Aligning Recruitment Tools with TA strategy

Are your recruiting tools delivering ROI?

In these series of blogs in partnership with Snap.hr, I’m exploring a number of topics that should be on every in-house talent acquisition (TA) and recruitment teams’ agenda in 2019. Following on from last week’s subject of the partner ecosystem, this week I’m focusing on assessing TA and recruitment tools and their Return on Investment (ROI).

Measuring hiring success 

In talent acquisition and recruitment, hiring success metrics are traditionally measured through a combination of time-to-hire, cost-per-hire and quality-of-hire; in my experience, companies have also used metrics such as the velocity of hiring, percentage of agency-spend, and cost-per-recruiter-seat against overall annual spend to further the assessment of successful hiring. 

Establishing the metrics for success early on will enable the TA function to illustrate the value they provide the individual hiring manager, the team and overall business. Without the agreed method of evaluating success, how can either party know what success really looks like? – having been part of a team that made this mistake (very early on in my career), I can tell you that the process of reviewing data sets that could, depending on how they are interrupted, result in the success or failure, really doesn’t make for a fun workshop. 

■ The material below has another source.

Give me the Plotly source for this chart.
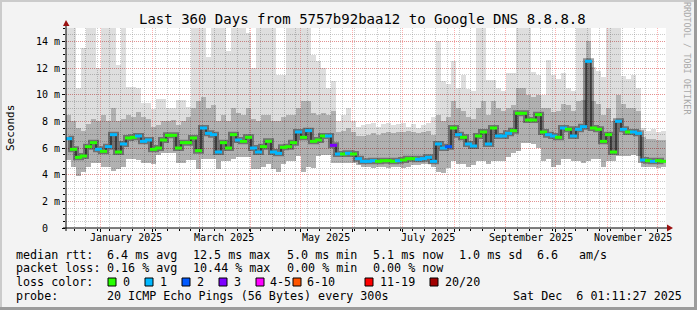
import plotly.graph_objects as go
import pandas as pd

# ---------------- data ----------------
END = pd.Timestamp("2025-12-06 01:11:27")
START = END - pd.Timedelta(days=360)
BIN_DAYS = 3
centers = pd.date_range(START + pd.Timedelta(days=1.5), periods=120, freq="3D")

median_ms = [
    6.7, 5.9, 5.3, 5.4, 6.1, 6.4, 5.9, 5.75, 6.1, 7.0,
    5.7, 6.3, 6.75, 6.8, 6.9, 6.5, 6.6, 5.9, 6.0, 6.6,
    6.95, 6.95, 6.0, 6.4, 6.4, 6.75, 5.8, 7.5, 7.1, 7.0,
    5.7, 6.4, 6.0, 7.0, 6.6, 6.5, 6.8, 6.0, 5.7, 6.1,
    6.5, 5.7, 5.6, 6.05, 6.1, 6.4, 7.2, 6.8, 7.3, 6.5,
    6.6, 6.9, 6.9, 6.2, 5.55, 5.55, 5.6, 5.55, 5.2, 5.0,
    5.0, 5.05, 5.0, 5.05, 5.05, 5.0, 5.05, 5.1, 5.2, 5.2,
    5.15, 5.2, 5.3, 5.0, 6.3, 6.0, 6.1, 7.5, 7.0, 6.8,
    6.3, 6.15, 6.9, 7.2, 6.3, 7.5, 6.9, 6.9, 7.1, 7.3,
    8.6, 8.6, 8.1, 8.1, 8.5, 7.2, 7.0, 6.9, 6.8, 7.5,
    7.4, 6.9, 7.4, 7.6, 12.5, 7.5, 7.4, 6.5, 7.0, 5.7,
    8.0, 7.4, 7.2, 7.2, 7.1, 5.1, 5.05, 5.0, 5.05, 5.0,
]

smoke_max = [
    15, 15, 10.5, 13.5, 15, 15, 12.0, 15, 15, 15,
    12.2, 15, 10.6, 10.6, 10.5, 9.4, 9.4, 8.9, 9.7, 9.7,
    9.0, 9.0, 9.6, 9.6, 9.1, 15, 15, 15, 12.8, 15,
    15, 15, 13.3, 15, 15, 15, 14.6, 12.0, 15, 15,
    15, 15, 11.5, 11.5, 15, 15, 15, 15, 15, 13.0,
    12.5, 12.0, 10.5, 11.0, 8.0, 8.5, 9.0, 8.0, 7.6, 7.7,
    7.8, 7.9, 7.6, 7.8, 7.9, 7.7, 7.8, 7.9, 7.6, 7.8,
    7.5, 7.7, 7.9, 8.3, 14.0, 11.0, 10.8, 12.5, 10.5, 11.5,
    10.4, 10.3, 15, 15, 11.1, 11.1, 10.5, 10.3, 11.6, 11.6,
    15, 15, 15, 11.7, 11.5, 10.0, 12.6, 11.5, 11.2, 11.6,
    10.5, 10.3, 15, 15, 15, 12.1, 11.8, 11.3, 15, 15,
    15, 11.4, 11.2, 11.5, 10.5, 7.5, 7.3, 7.4, 7.2, 7.3,
]

smoke_upper = [
    8.5, 8.0, 7.5, 7.3, 7.8, 8.2, 8.0, 8.5, 8.0, 9.0,
    8.0, 8.2, 8.5, 8.3, 8.7, 8.3, 8.2, 7.6, 7.7, 8.0,
    8.0, 8.1, 7.7, 8.0, 8.3, 9.0, 9.5, 9.8, 9.0, 9.2,
    8.0, 8.5, 8.0, 9.0, 8.6, 8.5, 9.0, 8.2, 8.0, 8.5,
    8.5, 8.0, 8.0, 8.3, 8.5, 8.5, 9.0, 9.5, 9.5, 8.6,
    8.5, 8.6, 8.5, 8.8, 7.2, 7.3, 7.5, 7.2, 6.9, 6.9,
    7.0, 7.1, 7.0, 7.1, 7.2, 7.1, 7.2, 7.2, 7.3, 7.2,
    7.1, 7.2, 7.3, 7.0, 8.5, 8.0, 8.3, 9.5, 9.0, 8.8,
    8.3, 8.2, 9.0, 9.5, 8.5, 9.5, 9.0, 8.8, 9.0, 9.2,
    10.5, 10.5, 10.0, 9.8, 10.0, 9.0, 9.0, 8.7, 8.8, 9.3,
    9.2, 8.8, 9.5, 9.6, 14.0, 9.5, 9.3, 8.5, 9.0, 8.0,
    10.0, 9.3, 9.0, 9.0, 8.8, 6.8, 6.7, 6.7, 6.6, 6.6,
]

smoke_min = [
    5.1, 4.6, 3.9, 4.2, 4.6, 4.9, 4.9, 4.6, 4.6, 4.3,
    4.4, 4.6, 5.2, 5.2, 5.1, 4.9, 4.9, 4.8, 5.5, 5.6,
    5.6, 5.6, 4.9, 4.9, 5.1, 5.1, 4.4, 5.2, 5.2, 5.2,
    4.4, 5.0, 5.0, 5.2, 5.3, 5.3, 5.3, 4.4, 4.4, 4.6,
    4.8, 4.4, 4.2, 4.8, 5.0, 5.0, 5.4, 4.2, 4.6, 4.5,
    5.4, 5.5, 5.5, 4.9, 4.9, 4.9, 4.9, 4.9, 4.7, 4.6,
    4.6, 4.5, 4.6, 4.6, 4.5, 4.6, 4.6, 4.5, 4.6, 4.7,
    4.7, 4.8, 4.8, 4.6, 4.2, 4.1, 4.5, 5.0, 4.8, 4.8,
    4.6, 4.7, 5.0, 5.0, 4.8, 5.0, 5.0, 5.0, 5.3, 5.6,
    5.8, 6.4, 6.4, 6.3, 6.0, 5.0, 5.2, 4.6, 4.7, 5.2,
    5.2, 5.0, 5.0, 4.9, 5.0, 5.2, 5.2, 4.6, 5.0, 5.0,
    5.4, 5.4, 5.4, 5.5, 5.4, 4.6, 4.6, 4.6, 4.5, 4.6,
]

loss_pings = [
    1, 0, 0, 0, 0, 0, 1, 0, 1, 1,
    0, 1, 0, 0, 1, 1, 1, 0, 0, 0,
    0, 0, 0, 0, 0, 0, 0, 1, 1, 1,
    1, 0, 0, 0, 1, 0, 0, 1, 1, 0,
    0, 1, 1, 0, 0, 0, 1, 0, 1, 0,
    0, 0, 1, 3, 1, 0, 1, 0, 1, 1,
    1, 1, 0, 0, 0, 0, 1, 0, 0, 0,
    1, 1, 1, 1, 1, 1, 2, 0, 1, 0,
    1, 1, 0, 0, 1, 0, 1, 1, 1, 0,
    0, 0, 0, 0, 0, 0, 1, 1, 0, 1,
    0, 1, 1, 1, 1, 0, 0, 0, 0, 0,
    1, 1, 0, 1, 1, 1, 0, 1, 0, 0,
]

loss_labels = ["0", "1", "2", "3", "4-5", "6-10", "11-19", "20/20"]
loss_colors = ["#26ff00", "#00b8ff", "#0059ff", "#7e00ff",
               "#ff00ff", "#ff5500", "#ff0000", "#a10000"]

month_label_dates = ["2025-01-16", "2025-03-16", "2025-05-16",
                     "2025-07-16", "2025-09-16", "2025-11-16"]
month_label_text = ["January 2025", "March 2025", "May 2025",
                    "July 2025", "September 2025", "November 2025"]

y_tick_vals = [0, 2, 4, 6, 8, 10, 12, 14]
y_tick_text = ["0\u00a0\u00a0", "2 m", "4 m", "6 m", "8 m", "10 m", "12 m", "14 m"]

title = "Last 360 Days from 5757b92baa12 to Google DNS 8.8.8.8"
rtt_stats = [("median rtt:", 16), ("6.4 ms avg", 107.3), ("12.5 ms max", 193.3),
             ("5.0 ms min", 286.7), ("5.1 ms now", 372.7), ("1.0 ms sd", 459.3),
             ("6.6", 536.7), ("am/s", 579.3)]
loss_stats = [("packet loss:", 16), ("0.16 % avg", 107.3), ("10.44 % max", 193.3),
              ("0.00 % min", 286.7), ("0.00 % now", 372.7)]
probe_text = [("probe:", 16), ("20 ICMP Echo Pings (56 Bytes) every 300s", 107.3),
              ("Sat Dec\u00a0\u00a06 01:11:27 2025", 513.3)]

# ---------------- layout geometry helpers ----------------
W, H = 697, 310
PL, PR, PT, PB = 66, 666, 28, 228
def px(x):
    return (x - PL) / (PR - PL)
def py(y):
    return (PB - y) / (PB - PT)

MONO = "DejaVu Sans Mono"
fig = go.Figure()

bar_w = BIN_DAYS * 86400000
fig.add_trace(go.Bar(x=centers, base=smoke_min,
                     y=[h - l for h, l in zip(smoke_max, smoke_min)],
                     width=bar_w, marker=dict(color="rgba(0,0,0,0.13)", line=dict(width=0))))
fig.add_trace(go.Bar(x=centers, base=smoke_min,
                     y=[h - l for h, l in zip(smoke_upper, smoke_min)],
                     width=bar_w, marker=dict(color="rgba(0,0,0,0.2)", line=dict(width=0))))
fig.add_trace(go.Scatter(x=centers, y=median_ms, mode="lines",
                         line=dict(shape="hvh", width=6, color="rgba(0,0,0,0.36)")))
fig.add_trace(go.Scatter(x=centers, y=median_ms, mode="lines",
                         line=dict(shape="hvh", width=1, color="rgba(0,0,0,0.9)")))
fig.add_trace(go.Scatter(x=centers, y=median_ms, mode="markers",
                         marker=dict(symbol="line-ew", size=5,
                                     line=dict(width=3, color=[loss_colors[v] for v in loss_pings]))))

GRID_RED = "rgba(255,80,80,0.45)"
GRID_GRAY = "rgba(140,140,140,0.45)"
fig.update_layout(
    width=W, height=H,
    margin=dict(l=PL, r=W - PR, t=PT, b=H - PB, pad=0, autoexpand=False),
    paper_bgcolor="#F3F3F3", plot_bgcolor="white",
    showlegend=False, barmode="overlay", bargap=0,
    font=dict(family=MONO, size=10, color="black"),
    xaxis=dict(type="date", range=[START, END], dtick="M1", tick0="2025-01-01",
               showgrid=True, gridcolor=GRID_RED, griddash="1px,1px", gridwidth=1,
               showticklabels=False, ticks="outside", ticklen=3, tickcolor="black",
               zeroline=False, showline=False,
               minor=dict(dtick=7 * 86400000, tick0="2024-12-16", showgrid=True,
                          gridcolor=GRID_GRAY, griddash="1px,1px",
                          ticks="outside", ticklen=2, tickcolor="black")),
    yaxis=dict(range=[0, 15], tickvals=y_tick_vals, ticktext=y_tick_text,
               showgrid=True, gridcolor=GRID_RED, griddash="1px,1px",
               ticks="outside", ticklen=3, tickcolor="black", zeroline=False, showline=False,
               tickfont=dict(family=MONO, size=10),
               minor=dict(dtick=0.5, tick0=0, showgrid=True,
                          gridcolor=GRID_GRAY, griddash="1px,1px",
                          ticks="outside", ticklen=2, tickcolor="black")),
)

shapes = []
# 3D frame
shapes.append(dict(type="rect", xref="paper", yref="paper", x0=px(0), x1=px(W), y0=py(0), y1=py(2),
                   fillcolor="#CBCBCB", line=dict(width=0), layer="below"))
shapes.append(dict(type="rect", xref="paper", yref="paper", x0=px(0), x1=px(2), y0=py(0), y1=py(H),
                   fillcolor="#CBCBCB", line=dict(width=0), layer="below"))
shapes.append(dict(type="rect", xref="paper", yref="paper", x0=px(W - 3), x1=px(W), y0=py(0), y1=py(H),
                   fillcolor="#9C9C9C", line=dict(width=0), layer="below"))
shapes.append(dict(type="rect", xref="paper", yref="paper", x0=px(0), x1=px(W), y0=py(H - 3), y1=py(H),
                   fillcolor="#9C9C9C", line=dict(width=0), layer="below"))
# axes lines
shapes.append(dict(type="line", xref="paper", yref="paper", x0=px(63), x1=px(668), y0=0, y1=0,
                   line=dict(color="black", width=1)))
shapes.append(dict(type="line", xref="paper", yref="paper", x0=0, x1=0, y0=py(231), y1=py(25),
                   line=dict(color="black", width=1)))
# arrows
shapes.append(dict(type="path", xref="paper", yref="paper",
                   path=f"M {px(63)} {py(26)} L {px(69.5)} {py(26)} L {px(66)} {py(20)} Z",
                   fillcolor="#9A1010", line=dict(width=0)))
shapes.append(dict(type="path", xref="paper", yref="paper",
                   path=f"M {px(667)} {py(224.5)} L {px(667)} {py(231.5)} L {px(673)} {py(228)} Z",
                   fillcolor="#9A1010", line=dict(width=0)))
# legend colour boxes
box_x = [108, 145, 182, 219, 256, 293, 365, 430]
text_x = [122.5, 159.5, 196.5, 233.5, 269.5, 307, 379.5, 445]
for bx, col in zip(box_x, loss_colors):
    shapes.append(dict(type="rect", xref="paper", yref="paper",
                       x0=px(bx), x1=px(bx + 8), y0=py(278), y1=py(286),
                       fillcolor=col, line=dict(color="black", width=1)))
fig.update_layout(shapes=shapes)

def note(text, x, y, size=11.7, anchor="left", color="black", angle=0):
    fig.add_annotation(text=text, x=px(x), y=py(y), xref="paper", yref="paper",
                       xanchor=anchor, yanchor="middle", showarrow=False,
                       borderpad=0, borderwidth=0, textangle=angle,
                       font=dict(family=MONO, size=size, color=color))

note(title, 362.5, 19, size=14, anchor="center")
for d, t in zip(month_label_dates, month_label_text):
    fig.add_annotation(text=t, x=d, y=py(237.5), xref="x", yref="paper",
                       xanchor="center", yanchor="middle", showarrow=False,
                       borderpad=0, font=dict(family=MONO, size=10))
for t, x in rtt_stats:
    note(t, x, 254.5)
for t, x in loss_stats:
    note(t, x, 268.3)
note("loss color:", 16, 282)
for t, x in zip(loss_labels, text_x):
    note(t, x, 282)
for t, x in probe_text:
    note(t, x, 296)
note("Seconds", 10, 128, size=11, anchor="center", angle=-90)
note("RRDTOOL / TOBI OETIKER", 687, 58, size=8.5, anchor="center", color="#A8A8A8", angle=90)

fig.write_html("out.html")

In short, get your baseline agreement of what success looks like and bake that into your recruitment strategy and then use this data to accurately report to the business. 

From team to tooling

The overall cost of a TA function is a combination of the people, platform and tools and agency-spend; it’s rare – in my experience – that tools are singled out for their specific ROI. 

With TA budgets allocated by the majority of CFO’s under the banner of ‘cost to the business’, reviews of the ‘spend’ are either quarterly or half-yearly. Red flags seem to be in the form of increased agency spend or low recruiter productivity with less focus on the tools they use daily. 

Exceptions to this are when the subscription is up for renewal or where there is an increase in the subscription fee; at that point, the question default is ‘do we really need to use this tool?’ or ‘is there a cheaper alternative?’. 

How then, do you assess the tools a TA or recruitment professional uses on a day-to-day basis for their ROI? 

The following are suggestions for you to consider and discuss within your TA team:

    • measuring the candidate attraction and engagement across the platform or via the tool through the use of the native analytics (i.e. candidates viewed, messages sent, response rates); 
    • measuring the conversion rates from each platform in terms of candidates identified, engagement and then moved into the formal recruitment process;
    • calculating the cost-per-candidate acquisition in terms ‘sourcing time’ which is a combination of identifying a shortlist of individuals and then securing that initial acknowledgement (message accepted) or response;
    • tracking the number of relevant individuals within the audience you have access to through the tool or platform-specific to your hiring needs is key (i.e. specific skills, industry sectors, geographic location);
    • requesting feedback from candidates based on the first contact via the tool or platform which could provide further insight into how to maximise the usage;
    • actioning a quarterly review of the cost and functionality of the tools against other new tools and platforms will provide an updated market overview.

What’s the next step? 

If you’re in the process of reviewing the current suite of tools you are using within your TA function, it would be easy to simply sign up to the ‘industry standard’ platforms and tools. 

The advantage you have at this stage is the ability to experiment with a combination of options and demo them before you invest your budget. Aligning your tools to your TA strategy will allow you to execute the strategy more effectively.